I Bulls intanto continuano ad essere nell’élite della lega ma non raggiungono i risultati degli anni precedenti: perdono le semifinali di Conference contro i Knicks interrompendo la striscia di tre Finals consecutive. D’un tratto iniziano a nascere delle voci sul ritorno di Michael Jordan, dapprima insensate ma che con il tempo diventano realtà. “I’m back” vale a dire “Sono tornato”, semplice ed efficace ecco come il campione annuncia il suo ritorno nei Chicago Bulls dove intanto la sua maglia numero 23 è stata ritirata tanto che Michael sceglie la numero 45.

Il ritorno in campo 

Jordan ci mette un po’ a tornare in forma ma in occasione della famosa double nick game ne segna 55 ai New York Knicks. La squadra però non è più l’inarrestabile corazzata degli anni precedenti. Dunque nella stagione successiva arriva Dennis Rodman, tra i migliori rimbalzisti di tutti i tempi. Importante è considerare anche la presenza qualche rinforzo pescato negli anni precedenti come Steve Kerr, Toni Kukoc e Ron Harper.

La marcia verso i Playoff è trionfale, i Bulls infrange il record di vittorie in regular season fino a quel momento con 72-10 e si portano in finale di Conference contro gli stessi Magic che l’anno prima avevano interrotto il loro percorso. La storia però è cambiata. Jordan e compagni rifilano un secco 4-0 e approdano alle Finals contro Seattle, pratica chiusa in sei partite e quarto titolo per la franchigia. Si tratta del preludio ad un altro Three-peat. I Bulls dominano praticamente incontrastati le annate successive sfidando per ben due volte gli Utah Jazz della coppia Stockton-Malone in Finale, con due vittorie su due.

The Last Dance

La stagione 97-98 è quella che sarà rinominata “The Last Dance” dall’allenatore Phil Jackson. I dirigenti Krause e Reinsdorf, concordi sul da farsi, annunciano che al termine della stagione la squadra sarà smantellata. Jackson non sarà riconfermato e Pippen sarà scambiato. Jordan a quel punto decide che non avrebbe mai più giocato se non per coach Phil, dando così di nuovo adito alle voci che lo vedrebbero al ritiro a campionato finito. Con una tale pressione addosso qualunque altra squadra ne sarebbe rimasta schiacciata ma non i Bulls.

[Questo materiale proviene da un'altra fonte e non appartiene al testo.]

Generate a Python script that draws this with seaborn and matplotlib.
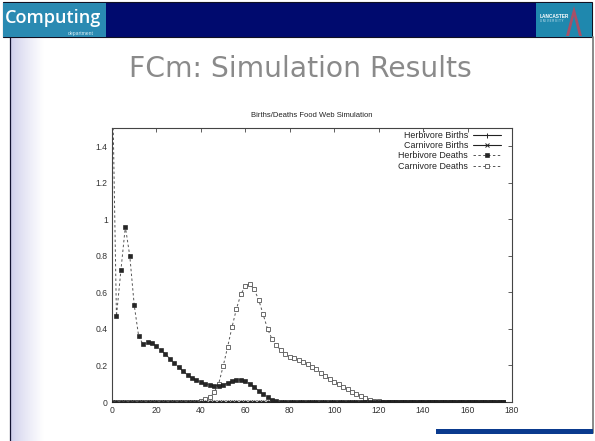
import numpy as np
import pandas as pd
import matplotlib
matplotlib.use("Agg")
import matplotlib.pyplot as plt
import seaborn as sns
from matplotlib.patches import Rectangle, Polygon

# ---------------- data ----------------
time_steps = list(range(0, 178, 2))          # 0 .. 176
herbivore_births = [0.0] * 89
carnivore_births = [0.0] * 89
herbivore_deaths = [1.9, 0.47, 0.72, 0.96, 0.80, 0.53, 0.36, 0.315, 0.33, 0.325,
                    0.305, 0.285, 0.262, 0.238, 0.213, 0.19, 0.168, 0.148, 0.132, 0.12,
                    0.108, 0.10, 0.094, 0.09, 0.089, 0.094, 0.103, 0.113, 0.12, 0.121,
                    0.114, 0.10, 0.082, 0.062, 0.042, 0.025, 0.012, 0.005, 0.001] + [0.0] * 50
carnivore_deaths = [0.0] * 20 + [0.006, 0.014, 0.028, 0.055, 0.10, 0.195, 0.30, 0.41, 0.51, 0.59,
                                 0.635, 0.647, 0.616, 0.56, 0.48, 0.40, 0.345, 0.31, 0.283, 0.262,
                                 0.248, 0.24, 0.231, 0.221, 0.208, 0.194, 0.179, 0.161, 0.143, 0.127,
                                 0.112, 0.097, 0.083, 0.069, 0.056, 0.045, 0.033, 0.022, 0.013, 0.007,
                                 0.003, 0.001] + [0.0] * 27
series_names = ["Herbivore Births", "Carnivore Births", "Herbivore Deaths", "Carnivore Deaths"]
x_ticks = [0, 20, 40, 60, 80, 100, 120, 140, 160, 180]
y_ticks = [0, 0.2, 0.4, 0.6, 0.8, 1.0, 1.2, 1.4]
y_tick_labels = ["0", "0.2", "0.4", "0.6", "0.8", "1", "1.2", "1.4"]
chart_title = "Births/Deaths Food Web Simulation"
slide_title = "FCm: Simulation Results"

# ---------------- figure ----------------
sns.set_theme(style="white")
plt.rcParams["font.family"] = ["Liberation Sans", "DejaVu Sans"]

W, H = 595, 441
fig = plt.figure(figsize=(W / 100, H / 100), dpi=100)
fig.patch.set_facecolor("white")

# slide background axes in pixel coordinates
bg = fig.add_axes([0, 0, 1, 1], zorder=0)
bg.axis("off")

# lavender gradient on the left
lav = np.array([0.80, 0.80, 0.92])
t = np.linspace(0, 1, 64) ** 0.8
grad = (lav[None, :] * (1 - t[:, None]) + np.ones(3)[None, :] * t[:, None])[None, :, :]
bg.imshow(grad, extent=(10, 44, H, 37), aspect="auto", zorder=0)
bg.set_xlim(0, W)
bg.set_ylim(H, 0)

# banner
bg.add_patch(Rectangle((3, 2), 589, 35, facecolor="#000a6e", edgecolor="#111122", lw=0.8, zorder=1))
bg.add_patch(Rectangle((3, 2.5), 103, 34.5, facecolor="#2a8ab2", edgecolor="none", zorder=2))
bg.add_patch(Rectangle((536, 2.5), 56, 34.5, facecolor="#1f88ae", edgecolor="none", zorder=2))
bg.text(5, 18, "Computing", color="white", fontsize=13, family=["Open Sans", "DejaVu Sans"],
        fontweight="semibold", va="center", ha="left", zorder=3)
bg.text(94, 33, "department", color="#d8eef5", fontsize=3.6, ha="right", va="center", zorder=3)
bg.text(540, 16, "LANCASTER", color="white", fontsize=3.4, fontweight="bold", ha="left", va="center", zorder=3)
bg.text(540, 21, "U N I V E R S I T Y", color="#e0f0f8", fontsize=2.0, ha="left", va="center", zorder=3)
bg.add_patch(Polygon([[566, 36], [574, 6], [582, 36], [579, 36], [574, 16], [569, 36]],
                     closed=True, facecolor="#c0465a", edgecolor="none", alpha=0.85, zorder=3))

# frame lines
bg.plot([10, 10], [37, H], color="#101030", lw=0.9, zorder=2)
bg.plot([592.5, 592.5], [37, 433], color="#808080", lw=1.3, zorder=2)
bg.add_patch(Rectangle((436, 429), 157, 5, facecolor="#0a3a8e", edgecolor="none", zorder=2))

# slide title
tt = bg.text(300, 69, slide_title, color="#8a8a8a", fontsize=24,
             family=["Liberation Sans Narrow", "DejaVu Sans"], ha="center", va="center", zorder=3)
fig.canvas.draw()
bb = tt.get_window_extent()
tt.set_fontsize(24 * 344 / bb.width)

# ---------------- chart ----------------
left, right = 112 / W, 512 / W
bottom, top = (H - 402) / H, (H - 128) / H
ax = fig.add_axes([left, bottom, right - left, top - bottom], zorder=5)
ax.set_facecolor("none")

line_col = "#222222"
dash_col = "#555555"
sns.lineplot(x=time_steps, y=herbivore_births, ax=ax, label=series_names[0], color=line_col,
             lw=0.8, marker="+", markersize=3.6, mew=0.7, mec=line_col,
             estimator=None, sort=False, zorder=4)
sns.lineplot(x=time_steps, y=carnivore_births, ax=ax, label=series_names[1], color=line_col,
             lw=0.8, marker="x", markersize=2.8, mew=0.7, mec=line_col,
             estimator=None, sort=False, zorder=4)
sns.lineplot(x=time_steps, y=herbivore_deaths, ax=ax, label=series_names[2], color=dash_col,
             lw=0.7, linestyle=(0, (2.5, 2.5)), marker="s", markersize=2.6, mfc="#262626",
             mec="#111111", mew=0.4, estimator=None, sort=False, zorder=3)
sns.lineplot(x=time_steps, y=carnivore_deaths, ax=ax, label=series_names[3], color=dash_col,
             lw=0.7, linestyle=(0, (2.5, 2.5)), marker="s", markersize=3.0, mfc="white",
             mec="#555555", mew=0.6, estimator=None, sort=False, zorder=2)

ax.set_xlim(0, 180)
ax.set_ylim(0, 1.5)
ax.set_xticks(x_ticks)
ax.set_xticklabels([str(v) for v in x_ticks])
ax.set_yticks(y_ticks)
ax.set_yticklabels(y_tick_labels)
ax.set_xlabel("")
ax.set_ylabel("")
ax.tick_params(direction="in", top=True, right=True, length=3, width=0.6,
               labelsize=6.2, labelcolor="#333333", color="#444444", pad=3)
for s in ax.spines.values():
    s.set_color("#444444")
    s.set_linewidth(0.8)
ax.set_title(chart_title, fontsize=5.5, color="#222222", pad=8)

leg = ax.legend(loc="upper right", bbox_to_anchor=(0.9725, 0.99), markerfirst=False,
                frameon=False, fontsize=6.4, handlelength=3.2, handletextpad=0.5,
                labelspacing=0.15, borderaxespad=0, borderpad=0)
for txt in leg.get_texts():
    txt.set_color("#222222")

fig.savefig("out.png", dpi=100, facecolor="white")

Il percorso è assurdo: 62 vittorie e 20 sconfitte, spazzati via Nets e Hornets ai primi turni dei Playoff. Vittoria di stretta misura alle Conference Finals contro Indiana: questo è il ruolino di marcia fino alle Finals 98 contro i Jazz. Jordan è di nuovo MVP della lega per quella che potrebbe essere la sua ultima stagione e vuole chiudere in bellezza. La serie contro Utah, così come quella dell’anno precedente, è tesa ai limiti grazie alle prestazioni stellari dei due fenomeni degli avversari, il miglior assistman della storia e il secondo miglior scorer di sempre.

La missione richiede ancora uno sforzo decisivo a dei Bulls ormai stremati e in Gara 6, dopo essere stati sotto quasi tutta la partita, le loro fatiche vengono premiate. Michael Jordan trionfa ancora una volta, vince il sesto anello per sé stesso e per i Chicago Bulls. Sarebbe inutile tentare di raccontare uno scenario del genere dunque meglio lasciar parlare le immagini.

Il vero ritiro di Michael Jordan: la fine di un’era

A fine stagione il ciclo è finito e stavolta il campione cresciuto in Carolina del Nord lascia per sempre la sua iconica squadra. Si ritira dal basket, stavolta in maniera definitiva. O forse no. Già perché nel 2001 Jordan, ormai trentottenne, convinto di poter giocare ancora un paio di stagioni a buoni livelli, firma un contratto con i Washington Wizards. Le sue prestazioni in campo sono lontane anni luce da quelle di un qualsiasi altro atleta al crepuscolo della carriera. 22.9 e 20 punti medi tenuti nei due campionati trascorsi con i Maghi, con cui si guadagna per altre due volte il distintivo di All Star.

Oggi, 17 febbraio 2023, Michael Jordan compie 60 anni e allora tantissimi auguri all’atleta più grande di tutti i tempi, un milione di questi giorni.